Given that connection can now occur before wider works are completed, the big question is what should the Final Sums liabilities be in relation to such wider works? For the current security period (1 October 2010 to 31 March 2011) the National Grid has elected that the generators will have no liability to secure Final Sums in respect of the wider works8. Security for final sums will only be required in respect of Enabling Works. This has obviously decreased Final Sums liabilities for generators; but means that a proportion of the investment required for the NETS reinforcement is not secured by the generator. The obvious risk is that should a generating project abort, other generators may face increased use of system costs. The current decision was taken because it was felt that the wider transmission works should be seen as improvement works of a 'national asset' and therefore the responsibility of National Grid and OFGEM, rather than for generators. In addition it was felt that should a project abort, the costs spent on the necessary wider works will not be wasted, as other generators with later connection dates would still be able to make use of such reinforcements.9

Connecting to the distribution network

As stated above, the traditional approach was that power was generated and exported onto the transmission network rather than the distribution network. As a result, the distribution network was not designed to accommodate the additional capacity being exported onto the distribution network. It was designed to take electricity from the NETS at a high voltage and deliver it at a low voltage to the end-consumer. It is widely expected that demand for connections to the distribution network will greatly increase, especially given the recent introduction of the Feed-in-Tariff and the importance of distributed generation to the UK Government's overall renewables policy.

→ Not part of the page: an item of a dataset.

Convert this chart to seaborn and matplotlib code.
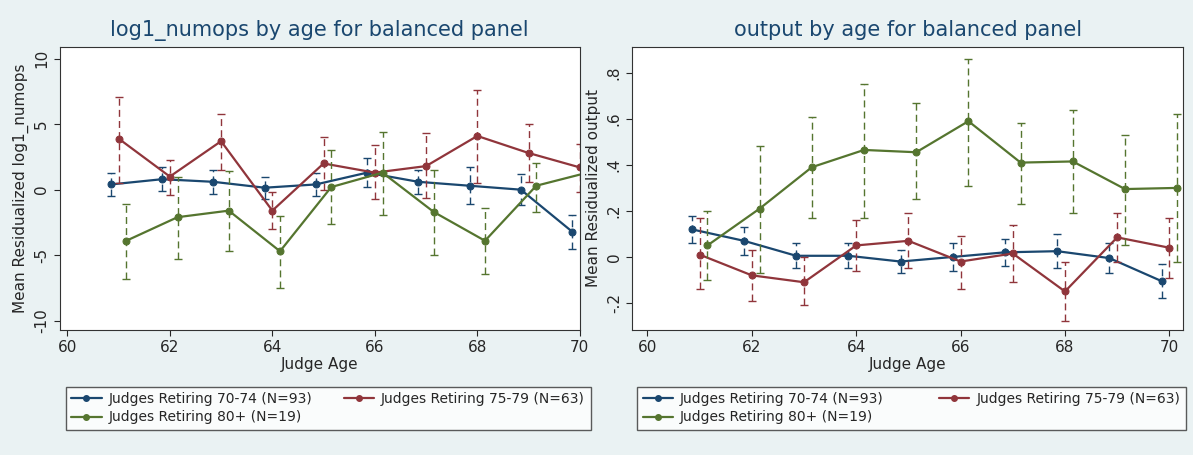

The additional capacity now being loaded onto the distribution network can lead to technical issues, relating to voltage control, fault levels and power flow management. If such issues emerge, the connection and use of system charges payable by the generator will increase.

Generators should also bear in mind that even where they are solely seeking a connection to the distribution network, the proposed connection may well have an impact on the NETS. If additional upgrade works are required, the generator will be liable for at least a portion of these and will need a statement of work from the National Grid. These works will now be carried out under the connect and manage regime which may well mean that undertaking such works does not prevent connection occurring (see further above).

Top Tips for obtaining a speedy grid connection

Distributed generation

  • Engage early with the local DNO to establish whether connection to the distribution network is going to be viable and cost effective. Seek initial meetings with the DNO and discuss plans.
  • Make use of the large amount of publicly available information which enables prospective generators to assess what the opportunities and constraints may be. This can be obtained quickly and at minimal cost.
  • Maintain continuous communication lines with the DNO, and consider whether to employ a grid expert to conduct negotiations. Grid experts may be able to advise you on how to reduce the need for reinforcements.
  • Establish credibility through demonstrating track record and real commitment.  


  • The NETS Seven Year Statement (currently published for 2010-2017) contains some extremely useful information on demand opportunities.
  • Monitor updates to the NETS Seven Year Statement published by National Grid. The next update is due to publish locations of MITS sub-stations which is key for ascertaining likely ambit of Enabling Works.
  • Monitor closely how the National Grid is distinguishing between Enabling Works and Wider Works in connection offers for other projects. National Grid is due to make this information publicly available.
  • Monitor on-going consultations and National Grid statements regarding Final Sums liabilities.